Stored items:

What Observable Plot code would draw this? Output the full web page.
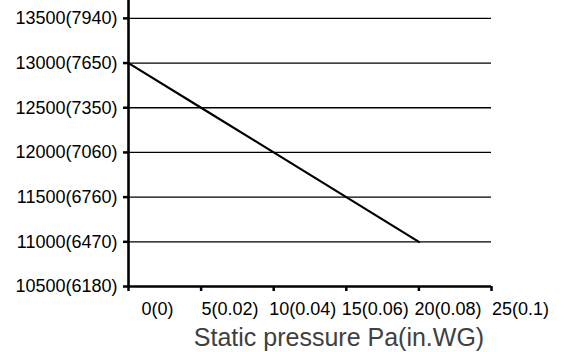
<!DOCTYPE html>
<html>
<head>
<meta charset="utf-8">
<script src="https://cdn.jsdelivr.net/npm/d3@7"></script>
<script src="https://cdn.jsdelivr.net/npm/@observablehq/plot@0.6"></script>
<style>
  html, body { margin: 0; padding: 0; background: white; }
</style>
</head>
<body>
<div id="chart"></div>
<script>
const pressure = [0, 5, 10, 15, 20];
const airflow = [13000, 12500, 12000, 11500, 11000];
const xTicks = [0, 5, 10, 15, 20, 25];
const xTickLabels = ["0(0)", "5(0.02)", "10(0.04)", "15(0.06)", "20(0.08)", "25(0.1)"];
const yTicks = [10500, 11000, 11500, 12000, 12500, 13000, 13500];
const yTickLabels = ["10500(6180)", "11000(6470)", "11500(6760)", "12000(7060)", "12500(7350)", "13000(7650)", "13500(7940)"];
const xLabel = "Static pressure Pa(in.WG)";

const data = pressure.map((p, i) => ({p, q: airflow[i]}));

const chart = Plot.plot({
  width: 573,
  height: 352,
  marginLeft: 128,
  marginRight: 82,
  marginTop: 0,
  marginBottom: 66,
  x: {domain: [0, 25]},
  y: {domain: [10500, 13700]},
  style: {fontFamily: "'Liberation Sans', Arial, sans-serif", background: "white", color: "black"},
  marks: [
    Plot.gridY(yTicks.filter(v => v > 10500), {stroke: "black", strokeOpacity: 1, strokeWidth: 1.3}),
    Plot.line(data, {x: "p", y: "q", stroke: "black", strokeWidth: 2.2}),
    Plot.ruleX([0], {stroke: "black", strokeWidth: 2.6}),
    Plot.ruleY([10500], {stroke: "black", strokeWidth: 2.6}),
    Plot.axisY({ticks: yTicks, tickFormat: d => yTickLabels[yTicks.indexOf(d)], tickSize: 5, tickPadding: 6, fontSize: 18, label: null, stroke: "black", strokeWidth: 2.5}),
    Plot.axisX({ticks: xTicks, tickFormat: () => "", tickSize: 5, label: null, stroke: "black", strokeWidth: 2.5}),
    Plot.axisX({ticks: xTicks, tickFormat: d => xTickLabels[xTicks.indexOf(d)], tickSize: 0, tickPadding: 16, fontSize: 18, dx: 29, label: null}),
    Plot.text([xLabel], {frameAnchor: "bottom", lineAnchor: "top", dy: 42, dx: 29, fontSize: 25, fill: "#404040"})
  ]
});
document.getElementById("chart").appendChild(chart);
</script>
</body>
</html>
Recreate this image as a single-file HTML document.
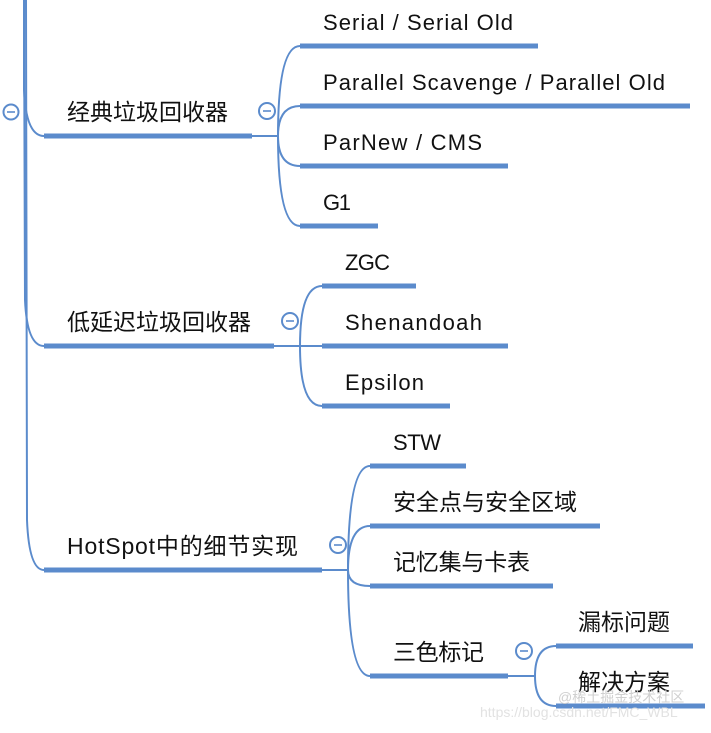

> [BRIEF]
Looking at the listing above, how many of its lines contain the string "document"? Give the number alone.

> [THE RESULT]
2